Gueule de truie

Niogret, Justine
Science-fiction
Saint-Laurent-d’Oingt : Mnémos, 2020, 250 pages, 9.90 € (Hélios)

🙂 🙂 Apocalypse ratée mais roman réussi

Il s’appelle Gueule de Truie. Le visage dissimulé sous un masque de métal, il est devenu Cavale. Aux ordres des Pères, il a pour mission de détruire les dernières traces de vie restantes afin d’exterminer l’humanité. Car l’Apocalypse a eu lieu, emportant le monde du passé et ne laissant qu’une terre pourrissante et des survivants à la morale rongée. Dans cet univers glauque au quotidien violent, Gueule de Truie rencontre un jour une petite fille. Quasi mutique, tenant une mystérieuse boîte en métal, elle semble avoir un but. Il va décider de lier son destin au sien et de l’accompagner dans sa quête vers le centre du monde, le lieu où tout a commencé et où tout s’est achevé. (présentation de l’éditeur)

Une plume singulière de la littérature de l’imaginaire

Découverte il y a une dizaine d’année avec le diptyque de fantasy, Chien de Heaume et Mordre le bouclier, Justine Niogret a su se faire une place à part en littérature de l’imaginaire. Son style d’écriture brut et haché, est devenu immédiatement reconnaissable. Naviguant avec bonheur entre les genres, elle a depuis publié de nombreux romans aux univers bien tranchés mais unis par une égale noirceur et une violence bien présente. Gueule de Truie ne fait pas exception.

Roman post-apocalyptique

Probablement signe de nos temps troublés, le roman post-apocalyptique bénéficie d’un réel succès éditorial depuis de nombreuses années.
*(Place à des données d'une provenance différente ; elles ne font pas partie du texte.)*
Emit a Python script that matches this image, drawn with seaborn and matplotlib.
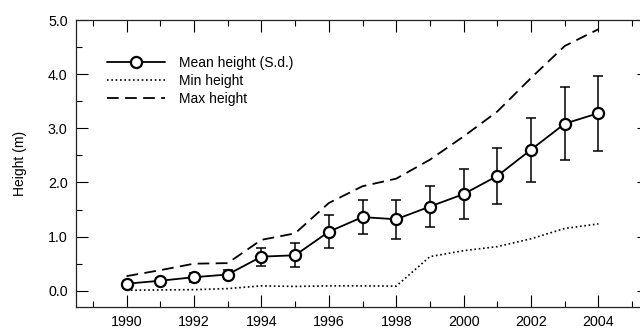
import matplotlib
matplotlib.use("Agg")
import matplotlib.pyplot as plt
import seaborn as sns
import pandas as pd
from matplotlib.ticker import MultipleLocator, FormatStrFormatter
from matplotlib.lines import Line2D

years = [1990, 1991, 1992, 1993, 1994, 1995, 1996, 1997, 1998, 1999, 2000, 2001, 2002, 2003, 2004]
mean_height = [0.13, 0.185, 0.25, 0.30, 0.63, 0.655, 1.09, 1.36, 1.32, 1.555, 1.785, 2.12, 2.605, 3.085, 3.28]
sd_height = [0.04, 0.05, 0.08, 0.09, 0.165, 0.22, 0.30, 0.31, 0.36, 0.38, 0.46, 0.52, 0.59, 0.67, 0.69]
min_height = [0.01, 0.015, 0.02, 0.04, 0.09, 0.08, 0.09, 0.09, 0.085, 0.63, 0.74, 0.815, 0.96, 1.15, 1.235]
max_height = [0.27, 0.38, 0.50, 0.51, 0.94, 1.06, 1.62, 1.93, 2.07, 2.42, 2.85, 3.31, 3.93, 4.52, 4.83]
labels = ["Mean height (S.d.)", "Min height", "Max height"]

df = pd.DataFrame({"year": years, "mean": mean_height, "sd": sd_height,
                   "min": min_height, "max": max_height})

sns.set_theme(style="ticks")
plt.rcParams["font.family"] = ["Liberation Sans", "DejaVu Sans"]
plt.rcParams["text.color"] = "black"
plt.rcParams["axes.labelcolor"] = "black"
plt.rcParams["xtick.color"] = "black"
plt.rcParams["ytick.color"] = "black"

fig = plt.figure(figsize=(6.4, 3.3), dpi=100)
W, H = 640, 330
left, right, top, bottom = 76, 649, 20, 307
ax = fig.add_axes([left / W, (H - bottom) / H, (right - left) / W, (bottom - top) / H])

sns.lineplot(data=df, x="year", y="max", ax=ax, color="black", lw=1.3,
             linestyle=(0, (6.5, 3.5)))
sns.lineplot(data=df, x="year", y="min", ax=ax, color="black", lw=1.2,
             linestyle=(0, (1, 1.6)))
ax.errorbar(df["year"], df["mean"], yerr=df["sd"], fmt="none", ecolor="black",
            elinewidth=1.1, capsize=3.8, capthick=1.1, zorder=3)
sns.lineplot(data=df, x="year", y="mean", ax=ax, color="black", lw=1.3,
             marker="o", markersize=8, markerfacecolor="white",
             markeredgecolor="black", markeredgewidth=1.6, zorder=4)

ax.set_xlim(1988.5, 2005.5)
ax.set_ylim(-0.3, 5.0)
ax.xaxis.set_major_locator(MultipleLocator(2))
ax.xaxis.set_minor_locator(MultipleLocator(1))
ax.yaxis.set_major_locator(MultipleLocator(1))
ax.yaxis.set_minor_locator(MultipleLocator(0.5))
ax.yaxis.set_major_formatter(FormatStrFormatter("%.1f"))
ax.tick_params(which="both", direction="in", top=True, right=True,
               width=0.8, color="black", labelcolor="black", labelsize=10.3, pad=6)
ax.tick_params(which="major", length=8.5)
ax.tick_params(which="minor", length=4.5)
for s in ax.spines.values():
    s.set_linewidth(0.9)
    s.set_color("#222222")
ax.set_xlabel("")
ax.set_ylabel("Height (m)", fontsize=10, labelpad=15, color="black")

handles = [
    Line2D([], [], color="black", lw=1.3, marker="o", markersize=8,
           markerfacecolor="white", markeredgewidth=1.6),
    Line2D([], [], color="black", lw=1.2, linestyle=(0, (1, 1.6))),
    Line2D([], [], color="black", lw=1.3, linestyle=(0, (6.5, 3.5))),
]
ax.legend(handles, labels, loc="upper left", bbox_to_anchor=(0.054, 0.875),
          frameon=False, fontsize=10, handlelength=4.2, handletextpad=1.0,
          labelspacing=0.3, borderpad=0, borderaxespad=0, labelcolor="black")

fig.savefig("out.png", dpi=100)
L’actualité la plus récente confirme d’ailleurs cette tendance avec, entre autres, la sortie de l’excellent et très ludique Un océan de rouille, ou encore le récent Le Livre de M. Paru en 2013 mais disponible depuis quelques semaines dans la collection de poche Hélios (à suivre absolument), Gueule de Truie arrive sans problème à tirer son épingle du jeu et à proposer une approche personnelle d’un genre pourtant déjà bien exploré.

Folie et spiritualité

Pour prendre une métaphore qui rendrait hommage à l’univers poisseux du roman, le monde est devenu une flaque de merde dans laquelle quelques humains au bord de la folie tentent de donner un sens à l’anéantissement. On y suit principalement Gueule de Truie, personnage complexe, radical porté par une haine féroce du monde, de soi et des autres. Sa mission officielle est d’exterminer les derniers humains et ainsi d’achever l’Apocalypse. Mais Gueule de Truie est également à la recherche d’une forme de rédemption. Une échappatoire qu’il croit trouver chez une étrange jeune fille transportant une boite de conserve remplie de cendres dont on ne saura pas grand chose. Mais dans ce monde rempli de dangers, la pire menace ne vient peut-être pas de l’extérieur.
Principalement focalisé sur Gueule de Truie, le récit, tout comme les descriptions, sont continuellement parasités par la vision biaisée du personnage. Son regard est en effet perverti par la folie et la mystique mortifère qui l’animent. En résulte un roman sombrissime qui n’hésite pas à flirter avec le fantastique. S’il perd en réalisme, il s’entoure ainsi d’une aura de mystère qui donne une impression d’ampleur à l’univers dans un texte pourtant relativement court.

Noir, noir, noir

S’il ne va pas jusqu’à provoquer le malaise que l’on pouvait ressentir à la lecture d’un roman comme La Route de Cormac McCarty, Gueule de Truie présente pourtant une radicalité encore plus forte. Aucun espace n’est laissé à l’espoir, aucune éclaircie ne vient estomper la noirceur du récit. Radical dans son univers, radical dans son écriture, le roman de Justine Niogret est un livre-coup de poing qui ne plaira pas à tout le monde. Il reste néanmoins une exploration originale et sans concession du genre post-apocalyptique. Avis aux amateurs.